The black bear that Lyddie and her family encounter in the opening pages of the narrative symbolizes the terrifying hardship in store for Lyddie—and the fortitude she possesses in facing it. When the bear crashes into Lyddie’s Vermont cabin, Lyddie is able to intimidate the bear with prolonged eye contact, getting Mama and her younger siblings to safety. And though the bear frightens Mama, who sees it as a sign that the end of the world is near, Lyddie finds comfort in remembering her ability to triumph over the animal. As Lyddie faces other challenges—from the exhausting tasks of indentured servitude to the predatory advances of her factory boss Mr. Marsden—she reminds herself that she “stared down the bear.”
Eventually, however, Lyddie realizes that not every challenge in her life can be handled this way. When Lyddie becomes solely responsible for her younger sister Rachel, she dreams about the bear, but this time, he becomes a harmless deer—and Lyddie “could not stare him down.” Similarly, when Lyddie finds herself developing romantic feelings for her kindly neighbor Luke Stevens, she realizes that there is a bear in her “own narrow spirit,” too. In other words, though Lyddie’s bravery can help her survive cruel figures and harsh circumstances, she will need other skills when it comes time to extend care or kindness to the people she cares about most. Ultimately, then, Lyddie realizes that there are different kinds of metaphorical bears—and that in forging intimate relationships, it can be important to run towards fear instead of away from it, to “throw open the cabin door wide and invite that black bear right onto the hearth.”
The Bear Quotes in Lyddie
Chapter 10 Quotes
I stared down a black bear, Lyddie reminded herself. She took a deep breath, fished out the broken ends, and began to tie the weavers knot the Diana had shown her over and over again the afternoon before. Finally, Lyddie managed to make a clumsy knot, and Diana pulled the lever, and the loom shuddered to life once more.

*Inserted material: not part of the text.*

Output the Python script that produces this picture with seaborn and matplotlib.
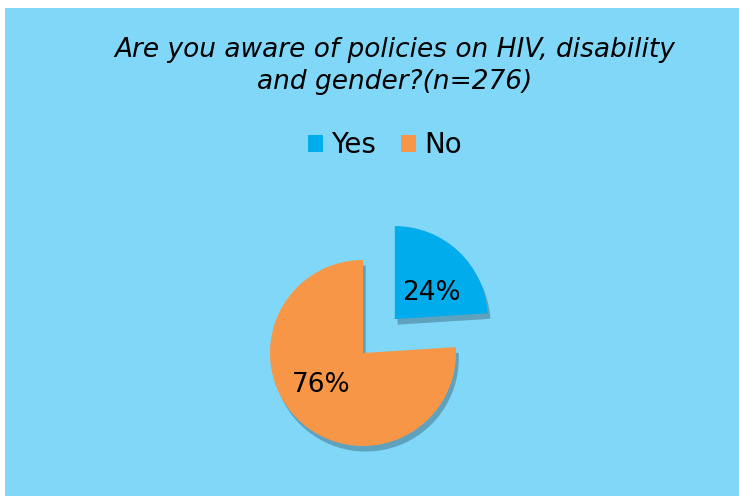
import matplotlib
matplotlib.use('Agg')
import matplotlib.pyplot as plt
import matplotlib.patheffects as pe
from matplotlib.patches import Rectangle
import seaborn as sns

# dados do grafico
respostas = ['Yes', 'No']
percentuais = [24, 76]
cores = ['#00ACEC', '#F79646']
titulo = 'Are you aware of policies on HIV, disability\nand gender?(n=276)'

sns.set_style('white')
plt.rcParams['font.family'] = ['DejaVu Sans']
plt.rcParams['text.color'] = 'black'

fig = plt.figure(figsize=(7.39, 4.96), dpi=100)
fig.patch.set_facecolor('white')
fig.patches.append(Rectangle((5 / 739, 0), 1, 1 - 8 / 496, transform=fig.transFigure,
                             facecolor='#81D7F8', edgecolor='none', zorder=-10))

# eixo quadrado, centro do pie em (363, 353) px, raio 93 px
S = 279
ax = fig.add_axes([(363 - S / 2) / 739, (143 - S / 2) / 496, S / 739, S / 496])
ax.set_facecolor('none')
wedges, textos, pcts = ax.pie(percentuais, colors=cores, startangle=90, counterclock=False,
                              explode=[0.5, 0], autopct='%d%%', pctdistance=0.52,
                              wedgeprops={'linewidth': 0, 'edgecolor': 'none'},
                              textprops={'fontsize': 19, 'color': 'black'})
for w in wedges:
    w.set_path_effects([pe.SimplePatchShadow(offset=(2, -4), shadow_rgbFace='#3d6f85', alpha=0.5),
                        pe.Normal()])
# ajuste fino dos rotulos
x, y = pcts[0].get_position()
pcts[0].set_position((x + 0.04, y - 0.1))
x, y = pcts[1].get_position()
pcts[1].set_position((x - 0.09, y + 0.03))
ax.set_xlim(-1.5, 1.5)
ax.set_ylim(-1.5, 1.5)
ax.set_aspect('equal')
ax.axis('off')

fig.text(395 / 739, 1 - 66 / 496, titulo, ha='center', va='center', fontsize=19,
         style='italic', linespacing=1.3, color='black')

handles = [Rectangle((0, 0), 1, 1, facecolor=c, edgecolor='none') for c in cores]
fig.legend(handles, respostas, loc='center', bbox_to_anchor=(385 / 739, 1 - 145 / 496),
           ncol=2, frameon=False, fontsize=20, handlelength=0.55, handleheight=0.55,
           handletextpad=0.3, columnspacing=0.9, labelcolor='black')

plt.savefig('out.png', dpi=100)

The child was in some kind of poor house, it seemed, and he was hungry. Lyddie knew about hungry children. Rachel, Agnes, Charlie—they had all been hungry that winter of the bear. The hungry little boy in the story had held up his bowl to the poor house overseer and said:
“Please sir, I want some more.”
[…] She fought sleep, ravenous for every word. She had not had any appetite for the bountiful meal downstairs, but now she was feeling a hunger she knew nothing about. She had to know what would happen to little Oliver. Would he indeed be hanged just because he wanted more gruel?
Chapter 15 Quotes
In her uneasy sleep [Lyddie] saw the bear again, but, suddenly, in the midst of his clumsy thrashing about, he threw off the pot and was transformed, leaping like a spring buck up into the loft where they were huddled. And she could not stare him down.
Chapter 20 Quotes
She let go of the bucket and grabbed Brigid’s hand. They began to run, Lyddie dragging Brigid across the floor. Behind in the darkness, she thought she heard the noise of an angry bear crashing an oatmeal pot against the furniture.
She started to laugh. By the time they were at the bottom of the stairs she was weak with laughter and her side ached, but she kept running, through the empty yard, past the startled gatekeeper, across the bridge, and down the row of wide-eyed boardinghouses, dragging a bewildered Brigid behind her.
Chapter 22 Quotes
The bear had won. It had stolen her home, her family, her work, her good name. She had thought she was so strong, so tough, and she had just stood there like a day-old lamb and let it gobble her down. She looked around the crowded room that had been her home—the two double beds squeezed in with less than a foot between them for passage. She thought of Betsy sitting cross-legged on the one, bent slightly toward the candle, reading aloud while she, Lyddie, lay motionless, lost in Oliver’s world.
Chapter 23 Quotes
“I’m off…” [Lyddie] said, and knew as she spoke at what she was off to. To stare down the bear! The bear that she had thought all these years was outside herself, but now, truly, knew was in her own spirit. She would stare down all the bears.
[…] Tarnation, Lyddie Worthen! Ain’t you learned nothing? Don’t you know better than to tie yourself to some other living soul? You'd only be asking for trouble and grief. Might as well just throw open the cabin door full wide and invite that black bear right onto the hearth.